Para Piyasalarının Özellikleri
- Posted by Maliadmin
- Posted in Mali MüşavirlikPara PolitikasıTam TasdikYMM Tam Tasdik
Para Piyasalarının Özellikleri
Para teorisinde, parayı, genel talep teorisi çerçevesinde ele alıp, herhangi bir mal gibi inceleyen görüşler oldukça yaygındır. Bu yaklaşımlarda para, diğer mallardan farklı olarak insanlara doğrudan bir fayda sağlamaz. Ancak para, insanlara dolaylı yollardan fayda sağlayan özel bir maldır.
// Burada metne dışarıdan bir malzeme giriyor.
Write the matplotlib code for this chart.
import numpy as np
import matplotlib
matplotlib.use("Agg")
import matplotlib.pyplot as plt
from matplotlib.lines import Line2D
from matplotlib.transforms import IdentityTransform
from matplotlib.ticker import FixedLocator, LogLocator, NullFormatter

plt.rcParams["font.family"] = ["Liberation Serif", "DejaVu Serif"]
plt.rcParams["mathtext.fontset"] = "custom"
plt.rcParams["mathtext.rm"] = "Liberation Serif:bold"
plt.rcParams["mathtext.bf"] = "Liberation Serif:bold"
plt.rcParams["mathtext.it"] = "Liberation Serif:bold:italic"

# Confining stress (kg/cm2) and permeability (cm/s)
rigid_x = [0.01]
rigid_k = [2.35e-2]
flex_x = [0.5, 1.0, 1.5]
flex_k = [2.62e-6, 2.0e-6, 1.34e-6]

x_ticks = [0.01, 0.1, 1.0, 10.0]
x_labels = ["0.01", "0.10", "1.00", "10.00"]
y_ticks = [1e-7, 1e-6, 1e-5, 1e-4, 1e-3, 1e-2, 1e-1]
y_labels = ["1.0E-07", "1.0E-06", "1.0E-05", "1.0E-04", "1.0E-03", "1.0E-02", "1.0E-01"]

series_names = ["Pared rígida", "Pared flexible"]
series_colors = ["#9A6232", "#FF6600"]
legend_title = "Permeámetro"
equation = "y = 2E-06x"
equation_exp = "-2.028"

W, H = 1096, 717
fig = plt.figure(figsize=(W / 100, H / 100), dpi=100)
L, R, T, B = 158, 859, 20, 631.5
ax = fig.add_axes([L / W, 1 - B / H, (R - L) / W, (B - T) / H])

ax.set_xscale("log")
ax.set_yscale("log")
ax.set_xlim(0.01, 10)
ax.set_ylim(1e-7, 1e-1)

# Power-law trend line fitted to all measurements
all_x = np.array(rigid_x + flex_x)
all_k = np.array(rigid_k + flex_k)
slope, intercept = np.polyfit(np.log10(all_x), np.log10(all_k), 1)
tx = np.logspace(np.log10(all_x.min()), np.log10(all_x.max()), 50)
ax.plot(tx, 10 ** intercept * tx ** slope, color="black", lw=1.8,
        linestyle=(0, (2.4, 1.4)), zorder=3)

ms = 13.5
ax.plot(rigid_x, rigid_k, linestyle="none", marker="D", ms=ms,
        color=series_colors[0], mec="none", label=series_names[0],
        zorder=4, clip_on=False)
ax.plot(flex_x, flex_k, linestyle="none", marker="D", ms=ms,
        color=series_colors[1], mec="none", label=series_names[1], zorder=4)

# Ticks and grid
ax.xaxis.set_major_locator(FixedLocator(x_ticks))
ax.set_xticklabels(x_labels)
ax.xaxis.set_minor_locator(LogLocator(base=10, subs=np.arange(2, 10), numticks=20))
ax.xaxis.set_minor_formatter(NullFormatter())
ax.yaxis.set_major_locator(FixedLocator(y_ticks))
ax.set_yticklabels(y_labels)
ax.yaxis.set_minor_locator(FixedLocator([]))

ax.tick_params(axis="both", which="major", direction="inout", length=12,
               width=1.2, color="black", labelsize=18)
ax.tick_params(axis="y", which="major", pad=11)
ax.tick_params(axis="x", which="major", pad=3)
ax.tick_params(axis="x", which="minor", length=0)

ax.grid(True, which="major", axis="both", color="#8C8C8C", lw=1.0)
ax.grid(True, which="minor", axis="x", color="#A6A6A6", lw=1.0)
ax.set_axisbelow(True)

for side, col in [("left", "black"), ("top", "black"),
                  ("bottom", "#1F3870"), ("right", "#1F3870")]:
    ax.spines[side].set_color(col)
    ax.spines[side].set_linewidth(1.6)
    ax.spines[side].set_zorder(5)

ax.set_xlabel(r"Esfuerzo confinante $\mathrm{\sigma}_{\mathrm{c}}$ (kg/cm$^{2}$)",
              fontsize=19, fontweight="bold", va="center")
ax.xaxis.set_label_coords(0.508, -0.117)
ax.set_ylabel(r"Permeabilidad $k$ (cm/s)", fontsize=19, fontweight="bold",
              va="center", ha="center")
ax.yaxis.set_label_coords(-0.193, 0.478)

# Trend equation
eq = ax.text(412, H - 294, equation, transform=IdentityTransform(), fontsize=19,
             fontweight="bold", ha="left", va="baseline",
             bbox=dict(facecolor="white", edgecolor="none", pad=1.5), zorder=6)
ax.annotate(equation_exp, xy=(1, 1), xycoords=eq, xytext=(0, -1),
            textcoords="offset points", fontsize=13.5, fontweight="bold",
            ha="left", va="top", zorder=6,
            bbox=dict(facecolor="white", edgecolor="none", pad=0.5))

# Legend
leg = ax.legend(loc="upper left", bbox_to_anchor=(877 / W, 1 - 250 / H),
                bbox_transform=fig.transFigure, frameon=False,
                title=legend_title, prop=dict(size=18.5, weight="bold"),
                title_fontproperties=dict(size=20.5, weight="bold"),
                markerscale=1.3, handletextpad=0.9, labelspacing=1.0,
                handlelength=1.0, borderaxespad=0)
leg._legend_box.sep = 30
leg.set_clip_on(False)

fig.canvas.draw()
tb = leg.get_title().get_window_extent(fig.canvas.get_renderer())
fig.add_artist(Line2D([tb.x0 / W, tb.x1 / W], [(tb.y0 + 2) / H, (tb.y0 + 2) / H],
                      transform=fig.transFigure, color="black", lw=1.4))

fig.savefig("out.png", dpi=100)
Bu özel malın ticaretine konu olan piyasalar, diğer piyasalara göre önemli farklılıklar gösterirler.
Aşağıda para piyasalarını, mal ve hizmet piyasalarından ayıran özellikler sıranlanmaktadır.
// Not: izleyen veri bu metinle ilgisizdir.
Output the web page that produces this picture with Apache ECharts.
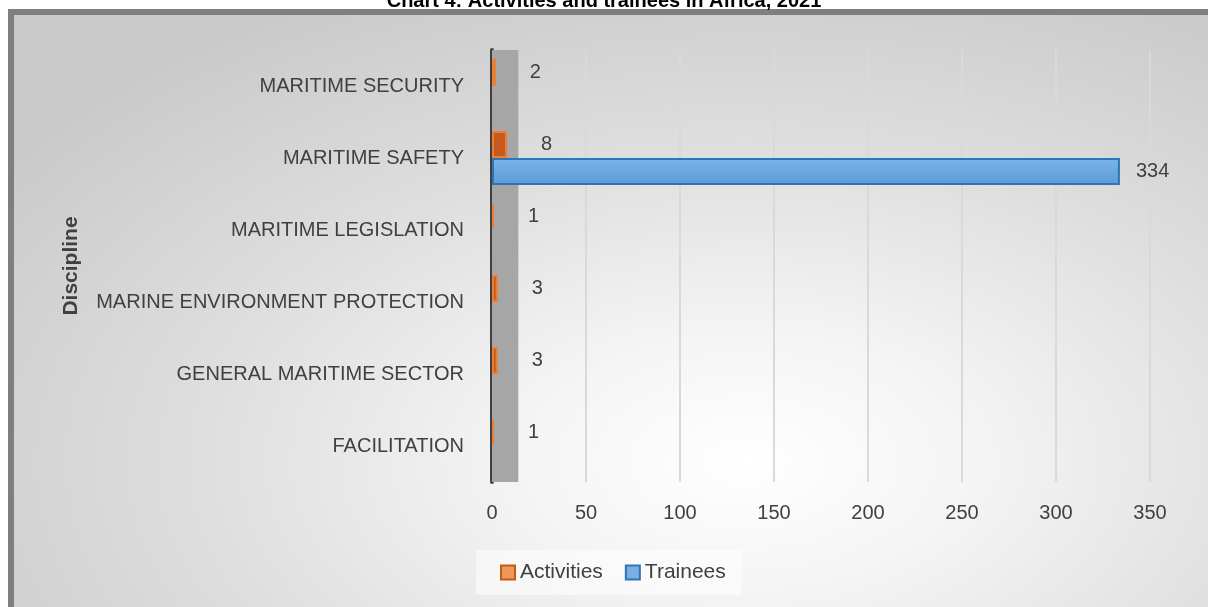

– Para günümüzde devlet monopolü koşullarında üretilir. Devlet, amaçlan doğrultusunda ve belirli kriterler çerçevesinde, arzuladığı kadar para basar. Paranın üretim maliyetleri ile itibari değeri arasındaki fark, devlete gelir olarak kalır. Devletin sağladığı bu gelire, seignorage denir.
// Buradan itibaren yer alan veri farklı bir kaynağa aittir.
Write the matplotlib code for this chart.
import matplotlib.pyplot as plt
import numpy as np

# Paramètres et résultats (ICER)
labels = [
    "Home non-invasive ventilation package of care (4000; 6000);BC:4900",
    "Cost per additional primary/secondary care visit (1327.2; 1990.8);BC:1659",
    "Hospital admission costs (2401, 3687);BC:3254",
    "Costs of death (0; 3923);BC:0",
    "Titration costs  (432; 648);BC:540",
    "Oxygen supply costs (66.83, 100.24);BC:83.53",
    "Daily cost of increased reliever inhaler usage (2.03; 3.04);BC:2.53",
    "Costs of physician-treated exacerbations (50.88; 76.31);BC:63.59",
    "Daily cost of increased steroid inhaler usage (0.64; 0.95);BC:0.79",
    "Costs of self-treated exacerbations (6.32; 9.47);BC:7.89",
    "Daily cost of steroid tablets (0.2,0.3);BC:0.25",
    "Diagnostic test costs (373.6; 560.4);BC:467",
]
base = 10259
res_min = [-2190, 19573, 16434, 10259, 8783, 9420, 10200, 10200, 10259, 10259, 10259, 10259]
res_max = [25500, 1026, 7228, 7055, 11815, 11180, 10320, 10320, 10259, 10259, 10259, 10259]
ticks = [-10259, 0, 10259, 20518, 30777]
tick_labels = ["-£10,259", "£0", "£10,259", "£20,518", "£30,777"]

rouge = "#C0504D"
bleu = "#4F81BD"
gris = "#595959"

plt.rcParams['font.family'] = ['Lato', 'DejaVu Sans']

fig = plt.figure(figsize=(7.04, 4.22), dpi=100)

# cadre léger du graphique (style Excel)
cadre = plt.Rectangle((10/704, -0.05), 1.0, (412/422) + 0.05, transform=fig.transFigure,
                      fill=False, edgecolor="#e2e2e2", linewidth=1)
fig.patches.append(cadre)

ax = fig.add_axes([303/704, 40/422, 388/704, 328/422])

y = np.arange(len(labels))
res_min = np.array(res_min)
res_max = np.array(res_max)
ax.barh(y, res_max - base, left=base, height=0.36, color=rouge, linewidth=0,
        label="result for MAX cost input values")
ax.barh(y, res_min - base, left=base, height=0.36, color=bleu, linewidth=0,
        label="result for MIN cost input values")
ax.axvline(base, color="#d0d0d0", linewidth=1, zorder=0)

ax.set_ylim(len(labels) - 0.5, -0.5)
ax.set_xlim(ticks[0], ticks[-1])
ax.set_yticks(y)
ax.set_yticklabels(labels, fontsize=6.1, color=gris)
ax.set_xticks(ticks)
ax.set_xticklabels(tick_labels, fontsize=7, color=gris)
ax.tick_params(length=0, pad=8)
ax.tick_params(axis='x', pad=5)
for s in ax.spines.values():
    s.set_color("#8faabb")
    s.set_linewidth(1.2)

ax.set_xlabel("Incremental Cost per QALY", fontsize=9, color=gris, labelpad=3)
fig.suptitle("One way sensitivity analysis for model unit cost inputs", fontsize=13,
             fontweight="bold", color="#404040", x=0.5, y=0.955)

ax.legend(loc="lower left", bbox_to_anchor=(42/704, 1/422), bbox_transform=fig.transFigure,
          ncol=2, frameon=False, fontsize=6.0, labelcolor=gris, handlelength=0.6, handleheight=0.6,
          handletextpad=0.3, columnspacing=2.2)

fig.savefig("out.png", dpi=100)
Diğer taraftan kaydi paranın ticari bankalarca üretimi, kredilendirme işlemi gerektirmektedir. Kredilendirme işlemi olmadan kaydi para üretmek mümkün değildir.
Şu halde, para arzının iki farklı tarafı vardır. Bir tarafta, para basımı (emisyon) ile kaydi para üretimi yer almaktadır. Diğer tarafta ise, kredilendirme işlemi bulunur.
Merkez Bankasının bastığı para (emisyon), merkez bankası bilançosunun pasifinde yer alır. Aynı şekilde, yaratılan kaydi para, mevdudat olarak, ticari bankaların pasifinde yer alır. Bu bakımdan, emisyon ve kaydi para üretimi, para arzının pasif tarafı olarak tanımlanır.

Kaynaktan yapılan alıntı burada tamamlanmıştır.